Why on earth would a skeptic take on a pilgrimage along a Christian route? Crime novelist David Downie wrote a book about this concept: Paris to the Pyrénées - A skeptic pilgrim walks the Way of Saint James. In June 2015, we met David, a UC Berkeley alumnus and American nonfiction author, when he presented his book at the ‘Evenings with an Author series’ hosted by the American Library of Paris. Also a food critic and journalist, David Downie “walks the walk” of pilgrims on The Way (of Saint James) whilst questioning every step he takes and the very concept of pilgrimage, which has a second life in the 21st century.
To what extent life itself can be viewed as a pilgrimage? This is one of the questions floating (and left open) in Paris to the Pyrénées.
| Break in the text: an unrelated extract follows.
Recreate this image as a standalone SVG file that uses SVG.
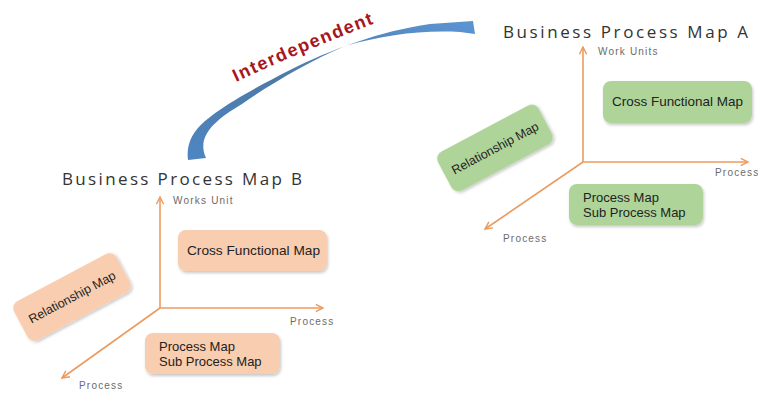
<svg xmlns="http://www.w3.org/2000/svg" width="758" height="393" viewBox="0 0 758 393">
<style>
.title{font-family:"Open Sans","Liberation Sans",Arial,sans-serif;font-size:17px;fill:#333333}
.axlbl{font-family:"Liberation Sans",Arial,sans-serif;font-size:10px;fill:#6b6b6b;letter-spacing:1.2px}
.box-b{fill:#f8cdb0}
.box-a{fill:#aed49a}
.btxt{font-family:"Liberation Sans",Arial,sans-serif;font-size:13px;fill:#222222}
.axis{stroke:#eb9b5f;stroke-width:1.6;fill:none}
.interd{font-family:"Liberation Sans",Arial,sans-serif;font-size:18px;font-weight:bold;fill:#a8151b}
</style>
<defs>
<marker id="ah" viewBox="0 0 10 10" refX="9" refY="5" markerWidth="9" markerHeight="9" markerUnits="userSpaceOnUse" orient="auto">
<path d="M1,1 L9,5 L1,9" fill="none" stroke="#eb9b5f" stroke-width="1.6"/>
</marker>
<filter id="sh" x="-10%" y="-10%" width="130%" height="140%">
<feDropShadow dx="1" dy="2" stdDeviation="1.5" flood-color="#000" flood-opacity="0.22"/>
</filter>
<linearGradient id="blue" x1="0" y1="1" x2="1" y2="0">
<stop offset="0" stop-color="#4e86c2"/>
<stop offset="0.45" stop-color="#4d7aa6"/>
<stop offset="1" stop-color="#5a95d3"/>
</linearGradient>
<path id="arcText" d="M 236,82 Q 300,52 378,22"/>
</defs>

<g id="connectors">
<!-- Map B axes -->
<line class="axis" x1="160" y1="308" x2="160" y2="197" marker-end="url(#ah)"/>
<line class="axis" x1="160" y1="308" x2="323" y2="308" marker-end="url(#ah)"/>
<line class="axis" x1="160" y1="308" x2="62" y2="378" marker-end="url(#ah)"/>
<!-- Map A axes -->
<line class="axis" x1="583" y1="162" x2="583" y2="47" marker-end="url(#ah)"/>
<line class="axis" x1="583" y1="162" x2="748" y2="162" marker-end="url(#ah)"/>
<line class="axis" x1="583" y1="162" x2="485" y2="229" marker-end="url(#ah)"/>
<!-- Interdependent arrow -->
<path id="interdependent-arrow" d="M 188,160 C 186,145 192,132 205,121 C 225,104 255,88 290,70 C 330,50 380,31 430,24 L 473,21 L 475,34 L 460,32 C 420,30 385,35 345,46 C 312,60 272,83 242,104 C 215,120 196,136 206,158 Z" fill="url(#blue)"/>
</g>

<g id="interdependent-label">
<text class="interd"><textPath href="#arcText" textLength="150" lengthAdjust="spacing">Interdependent</textPath></text>
</g>

<!-- Map A -->
<g id="title-a"><text class="title" x="503" y="38" textLength="245" lengthAdjust="spacing">Business Process Map A</text></g>
<g id="a-work-units"><text class="axlbl" x="598" y="55">Work Units</text></g>
<g id="a-process-right"><text class="axlbl" x="715" y="176">Process</text></g>
<g id="a-process-bottom"><text class="axlbl" x="503" y="242">Process</text></g>
<g id="a-cross-functional">
<rect class="box-a" x="603" y="81" width="149" height="42" rx="8" filter="url(#sh)"/>
<text class="btxt" x="612" y="106" textLength="131" lengthAdjust="spacingAndGlyphs">Cross Functional Map</text>
</g>
<g id="a-process-map">
<rect class="box-a" x="569" y="184" width="134" height="41" rx="8" filter="url(#sh)"/>
<text class="btxt" x="583" y="202">Process Map</text>
<text class="btxt" x="583" y="217">Sub Process Map</text>
</g>
<g id="a-relationship" transform="translate(495,148) rotate(-28)">
<rect class="box-a" x="-57" y="-22" width="114" height="44" rx="8" filter="url(#sh)"/>
<text class="btxt" x="0" y="4.5" text-anchor="middle" style="font-size:12.5px">Relationship Map</text>
</g>

<!-- Map B -->
<g id="title-b"><text class="title" x="62" y="185" textLength="240" lengthAdjust="spacing">Business Process Map B</text></g>
<g id="b-works-unit"><text class="axlbl" x="173" y="204">Works Unit</text></g>
<g id="b-process-right"><text class="axlbl" x="290" y="325">Process</text></g>
<g id="b-process-bottom"><text class="axlbl" x="79" y="389">Process</text></g>
<g id="b-cross-functional">
<rect class="box-b" x="178" y="230" width="149" height="41" rx="8" filter="url(#sh)"/>
<text class="btxt" x="187" y="255" textLength="133" lengthAdjust="spacingAndGlyphs">Cross Functional Map</text>
</g>
<g id="b-process-map">
<rect class="box-b" x="145" y="333" width="135" height="41" rx="8" filter="url(#sh)"/>
<text class="btxt" x="159" y="351">Process Map</text>
<text class="btxt" x="159" y="366">Sub Process Map</text>
</g>
<g id="b-relationship" transform="translate(72,297) rotate(-28)">
<rect class="box-b" x="-58" y="-22" width="116" height="44" rx="8" filter="url(#sh)"/>
<text class="btxt" x="0" y="4.5" text-anchor="middle" style="font-size:12.5px">Relationship Map</text>
</g>
</svg>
As a skeptic pilgrim, David Downie is more interested in questions rather than answers, and happens to have gleaned a lot of questions ‘along’ the way and ‘on’ the Way. Is the concept of quest not embedded in the word ‘question’ ?', David once remarked.
As a San Franciscan expat who has lived in Italy and now in France for two decades, David embarked, along with his photographer wife, on a journey from rue Saint-Jacques in Paris through Burgundy to Spain via the Christian pilgrimage route known as the Way of Saint James.
How do you tell a pilgrim from a hiker? What do Vercingétorix and General Cluster have in common? Historical references come aplenty n Paris to the Pyrénées. Fond of history (both French and Roman), David quips about eading Julius Caesar’s The Conquest of Gaul:"What you may observe now in France may well have already been chronicled by Caesar then’.
"It was the subversively light, read-anywhere paperback entertainment we’d decided to carry with us: Julius Caesar’s The Conquest of Gaul. I’d read snippets of this masterpiece in Latin class back in high school, and had picked it up again while studying political science at UC Berkeley."
Overall, Paris to the Pyrénées is not the common pilgrimage book in that it questions the essence of pilgrimage. Indeed, this is more the cultured footprint of a skeptic in search of a renewed harmony between body and soul and a reminder of how thinking goes hand in hand with walking.